Bundeswehr-Skandal Unterschicht beim Bund?

Berlin (RP). Die Skandalfotos in Afghanistan werfen auch die Frage nach dem sozialen Hintergrund der Soldaten auf - woher kommen die jungen Menschen, die den Beruf des Militärs anstreben, und was macht die Bundeswehr daraus?
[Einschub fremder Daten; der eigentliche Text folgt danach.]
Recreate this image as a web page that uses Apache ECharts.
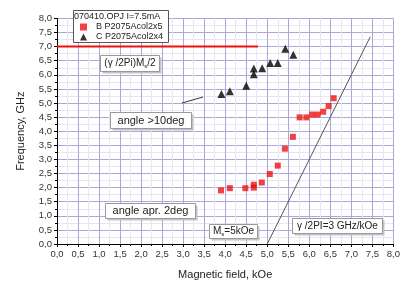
<!DOCTYPE html>
<html><head><meta charset="utf-8">
<script src="https://cdn.jsdelivr.net/npm/echarts@6/dist/echarts.min.js"></script>
<style>html,body{margin:0;padding:0;background:#fff}#c{width:403px;height:285px}</style>
</head><body><div id="c"></div>
<script>
// Series B (red squares)
const bField = [3.90,4.11,4.48,4.68,4.68,4.87,5.06,5.25,5.42,5.61,5.77,5.93,6.07,6.20,6.33,6.46,6.58];
const bFreq  = [1.90,1.98,1.98,2.10,2.00,2.18,2.48,2.78,3.38,3.80,4.49,4.49,4.59,4.59,4.69,4.89,5.17];
// Series C (black triangles)
const cField = [3.91,4.11,4.50,4.68,4.68,4.88,5.07,5.25,5.43,5.62];
const cFreq  = [5.32,5.42,5.61,6.02,6.22,6.23,6.42,6.42,6.92,6.71];
// Reference lines
const msHalfX = [0, 4.78];
const msHalfY = [7.0, 7.0];
const gammaX = [5.0, 7.45];
const gammaY = [0, 7.35];
const seriesNames = ['B P2075Acol2x5', 'C P2075Acol2x4'];
const legendTitle = '070410.OPJ I=7.5mA';

const zip = (a, b) => a.map((v, i) => [v, b[i]]);
const fmt = v => v.toFixed(1).replace('.', ',');
const font = '"Liberation Sans", Arial, sans-serif';

const chart = echarts.init(document.getElementById('c'));
function box(x, y, w, h, rich, text, fs) {
  return {
    type: 'group', left: x, top: y, z: 10, children: [
      { type: 'rect', shape: { x: 2, y: 2, width: w, height: h }, style: { fill: '#c4c4c4' }, z: 10 },
      { type: 'rect', shape: { x: 0, y: 0, width: w, height: h }, style: { fill: '#fff', stroke: '#999', lineWidth: 1 }, z: 11 },
      { type: 'text', x: w / 2, y: h / 2, z: 12, style: { text: text, rich: rich, align: 'center', verticalAlign: 'middle', fontFamily: font, fontSize: fs, fill: '#222' } }
    ]
  };
}
const subRich = {
  n: { fontSize: 10, fontFamily: font, fill: '#222' },
  s: { fontSize: 6, fontFamily: font, fill: '#222', verticalAlign: 'bottom', padding: [6, 0, 0, 0] }
};
const option = {
  animation: false,
  grid: { left: 57, right: 6, top: 18.4, bottom: 37 },
  xAxis: {
    type: 'value', min: 0, max: 8, interval: 0.5,
    name: 'Magnetic field, kOe', nameLocation: 'middle', nameGap: 25,
    nameTextStyle: { fontFamily: font, fontSize: 11, color: '#222' },
    axisLine: { show: true, lineStyle: { color: '#000', width: 1 } },
    axisTick: { show: true, inside: false, length: 3, lineStyle: { color: '#000' } },
    minorTick: { show: true, splitNumber: 2, length: 2, lineStyle: { color: '#000' } },
    axisLabel: { formatter: fmt, fontFamily: font, fontSize: 9.5, color: '#333', margin: 5 },
    splitLine: { show: true, lineStyle: { color: '#a8a8dc', width: 1 } },
    minorSplitLine: { show: true, lineStyle: { color: '#e6e6f4', width: 1 } }
  },
  yAxis: {
    type: 'value', min: 0, max: 8, interval: 0.5,
    name: 'Frequency, GHz', nameLocation: 'middle', nameGap: 31,
    nameTextStyle: { fontFamily: font, fontSize: 11, color: '#222' },
    axisLine: { show: true, lineStyle: { color: '#000', width: 1 } },
    axisTick: { show: true, inside: false, length: 3, lineStyle: { color: '#000' } },
    minorTick: { show: true, splitNumber: 2, length: 2, lineStyle: { color: '#000' } },
    axisLabel: { formatter: fmt, fontFamily: font, fontSize: 9.5, color: '#333', margin: 5 },
    splitLine: { show: true, lineStyle: { color: '#a8a8dc', width: 1 } },
    minorSplitLine: { show: true, lineStyle: { color: '#e6e6f4', width: 1 } }
  },
  legend: {
    orient: 'vertical', left: 80, top: 22, padding: 0, itemWidth: 7, itemHeight: 7, itemGap: 0, z: 20,
    textStyle: { fontFamily: font, fontSize: 9, lineHeight: 10, color: '#222', padding: [0, 0, 0, 4] },
    data: [{ name: seriesNames[0], icon: 'rect' }, { name: seriesNames[1], icon: 'triangle' }]
  },
  series: [
    { type: 'line', data: zip(msHalfX, msHalfY), symbol: 'none', lineStyle: { color: '#ee1111', width: 2 }, z: 3, silent: true },
    { type: 'line', data: zip(gammaX, gammaY), symbol: 'none', lineStyle: { color: '#555', width: 1 }, z: 3, silent: true },
    { name: seriesNames[0], type: 'scatter', data: zip(bField, bFreq), symbol: 'rect', symbolSize: 6, itemStyle: { color: '#ee1111' }, z: 5 },
    { name: seriesNames[1], type: 'scatter', data: zip(cField, cFreq), symbol: 'triangle', symbolSize: 8, itemStyle: { color: '#000' }, z: 5 }
  ],
  graphic: [
    { type: 'rect', left: 73, top: 10, z: 8, shape: { width: 95, height: 32 }, style: { fill: '#fff', stroke: '#555', lineWidth: 1 } },
    { type: 'text', left: 74, top: 12, z: 9, style: { text: legendTitle, fontFamily: font, fontSize: 9, fill: '#222' } },
    box(100, 55, 59, 16, subRich, '{n|(γ /2Pi)M}{s|s}{n|/2}', 10),
    box(110, 112, 81, 16, {}, 'angle >10deg', 11),
    box(105, 203, 90, 15, {}, 'angle apr. 2deg', 11),
    box(209, 224, 48, 14, subRich, '{n|M}{s|s}{n|=5kOe}', 10),
    box(292, 218, 90, 15, {}, 'γ /2PI=3 GHz/kOe', 10),
    { type: 'line', z: 12, shape: { x1: 182, y1: 103, x2: 203, y2: 97 }, style: { stroke: '#333', lineWidth: 1 } }
  ]
};
chart.setOption(option);
</script>
</body></html>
Manchmal dringen die Probleme von ganz unten bis ganz oben. Schon vor Jahren lag der prekäre Zustand in einigen Kasernen als Vorgang auf dem Ministerschreibtisch: Russlanddeutsche Wehrpflichtige stellten die Vorgesetzten vor kaum noch lösbare Aufgaben: fehlende Ausbildung, mangelnde Deutschkenntnisse, ein "fremdes" Sozialverhalten zwangen die Truppe, die jungen Rekruten in viele Einheiten zu verteilen, um "Zusammenballungen" der Problemgruppe zu verhindern. Doch es sind nicht nur Russlanddeutsche, die den Ausbildern mitunter den Schweiß auf die Stirn treiben. Oberst Bernhard Gertz, Chef des Bundeswehrverbandes, sprach gestern von sich aus einen heiklen Punkt an: "Wir müssen genauer hinsehen auf die Menschen, die zu uns in die Armee kommen."

Wenn man schlecht bezahle, aber einen anstrengenden, gefährlichen und risikoreichen Beruf anbiete, bekomme man "am Personalmarkt auch nur die Qualität, die zu diesem niedrigen Preis verfügbar ist". Droht der Bundeswehr also eine "Unterschicht"-Debatte? Die heiß diskutierte Studie der Friedrich-Ebert-Stiftung sieht den Anteil des "Prekariats" in den westlichen Bundesländern bei vier, in den östlichen bei 20 Prozent. Aber: Die Bewerbungen für den Beruf Soldat kommen bei der Bundeswehr überwiegend aus dem Osten.

Das Sozialwissenschaftliche Institut der Bundeswehr beobachtet seit Jahren die Interessen in der Bevölkerung gegenüber dem Arbeitgeber Streitkräfte. Das Gefälle ist überdeutlich: Fast 40 Prozent der Haupt- und Realschüler können sich vorstellen, Soldat zu werden, aber nur 19 Prozent der Gymnasiasten. Die Bildungsschicht hat dabei auch starken Einfluss auf die hinter dem Berufswunsch "Soldat" stehende Motivation.

Je geringer die Bildung, desto höher rangiert die Bedeutung von sicherem Arbeitsplatz und Geldverdienen. Je höher die Bildung, desto mehr kommen Perspektiven des beruflichen Weiterkommens in Betracht. Das deutet darauf hin, dass die ohnehin höher Qualifizierten die hervorragenden Möglichkeiten der Bundeswehr zum Studium an den beiden Vorzeige-Universitäten und die mannigfachen Möglichkeiten zur Fachausbildung nutzen, während die geringer Qualifizierten sich besonders gerne für Auslandseinsätze freiwillig melden, da es dort auf den täglichen Wehrsold von acht bis elf Euro noch bis zu 92 Euro Auslandsverwendungszuschlag gibt - steuerfrei!

Kein Wunder, dass derzeit über 600 Wehrdienstleistende im Auslandseinsatz sind und über 450 Reservisten. Wer die Praxis erlebt, kommt mit Pauschalurteilen jedoch nicht weiter. Die Möglichkeiten sozialer Aufstiege scheinen bei der Bundeswehr immer wieder deutlich besser zu funktionieren als in der übrigen Gesellschaft. Wenn diese also ein "Unterschichten"-Problem hat, bekommt es die Bundeswehr durch ihre Verankerung in der Gesellschaft auch. Möglicherweise geht sie dann aber besser damit um.